Where 16-bit two’s complement still matters today

Even though many desktop systems use 32-bit and 64-bit integers, 16-bit values remain common. You will still encounter them in:

  • Microcontrollers and embedded systems
  • Digital signal processing and audio samples
  • Sensor outputs and ADC readings
  • Legacy file formats and communication protocols
  • Assembly language education and CPU architecture labs

For example, signed PCM audio samples are often stored in fixed-width integer formats, where understanding range and clipping is important. Similarly, many networked devices use 16-bit fields for counters, temperatures, offsets, and status values.

Best practices when using a 16 bit 2’s complement calculator

  1. Always confirm whether your source value should be interpreted as signed or unsigned.
  2. Keep track of the original base: decimal, binary, or hexadecimal.
  3. Watch for overflow when adding or subtracting values near the edges of the range.
  4. Use hexadecimal when you need compact visibility of exact bit patterns.
  5. Use grouped binary output when teaching, learning, or debugging bit-level logic.

A calculator like this is especially helpful because it shows all major views of the same register at once. That makes it easier to notice when a perfectly valid bit pattern has been interpreted incorrectly by code or documentation.

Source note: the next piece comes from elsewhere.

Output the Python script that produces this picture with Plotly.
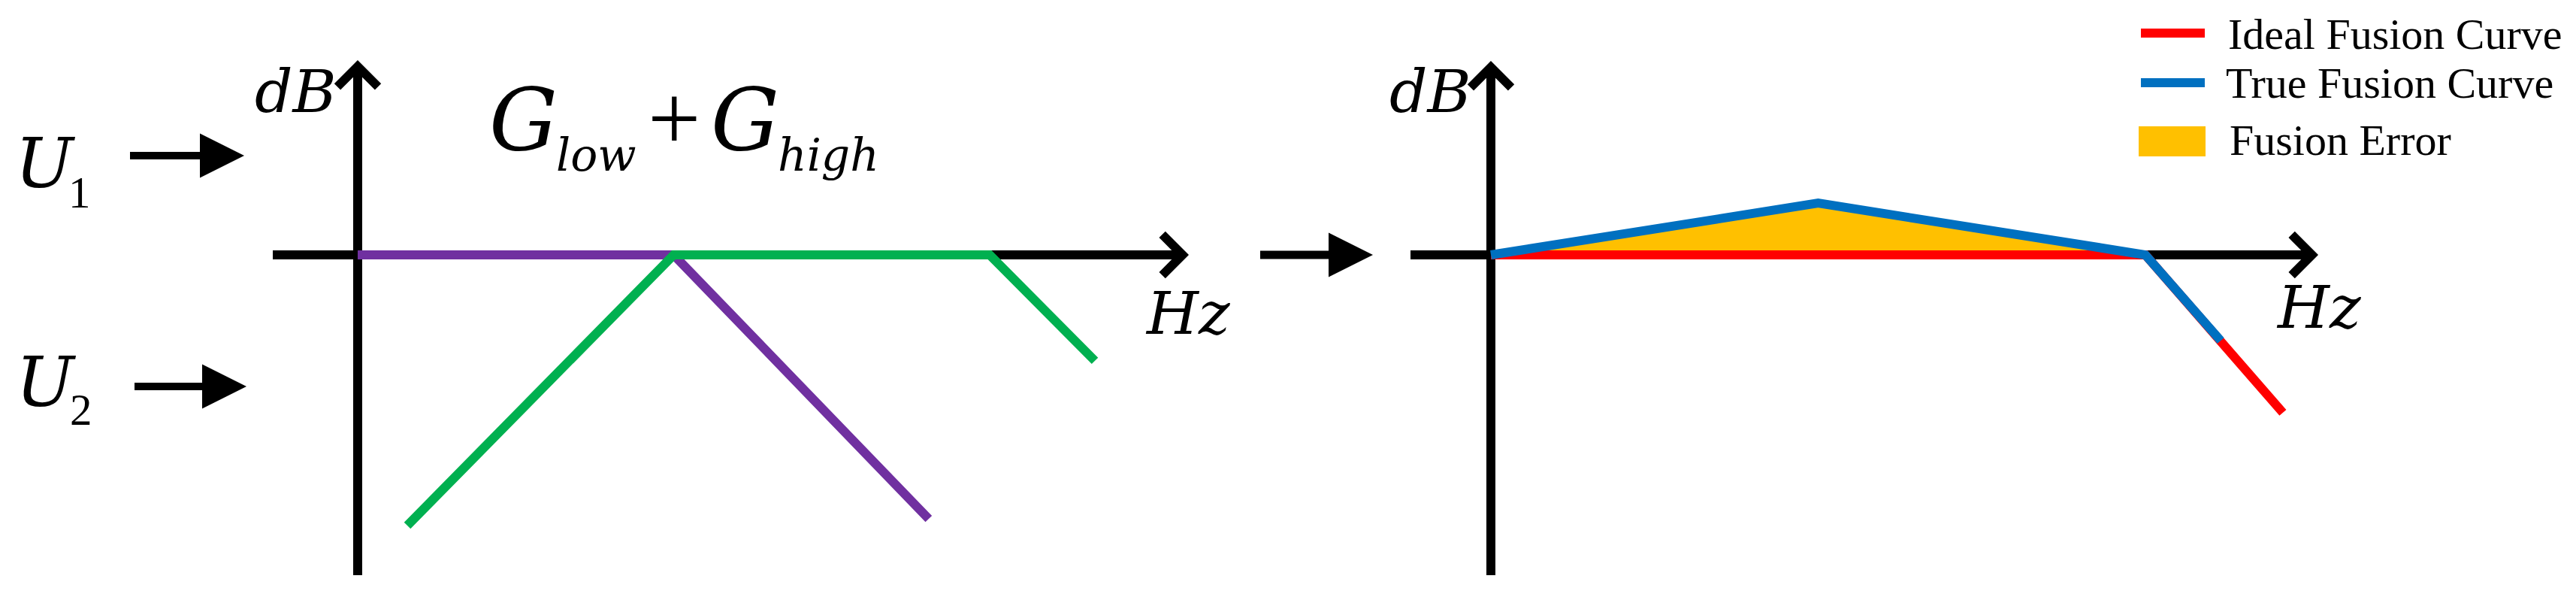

Authoritative references for deeper study

If you want to verify the mathematical foundations of binary arithmetic and data representation, review these high-quality resources:

These sources are valuable for broader understanding of computer architecture, digital logic, arithmetic circuits, and low-level number systems.

Final takeaway

A 16 bit 2’s complement calculator is more than a converter. It is a practical lens into how real computers store signed integers in fixed-width memory and registers. By learning how bit patterns map to signed and unsigned values, how negation works, and how arithmetic wraps on overflow, you gain a core skill used across systems programming, electronics, data communications, and security analysis. Use the calculator above to test examples, compare interpretations, and build intuition one bit pattern at a time.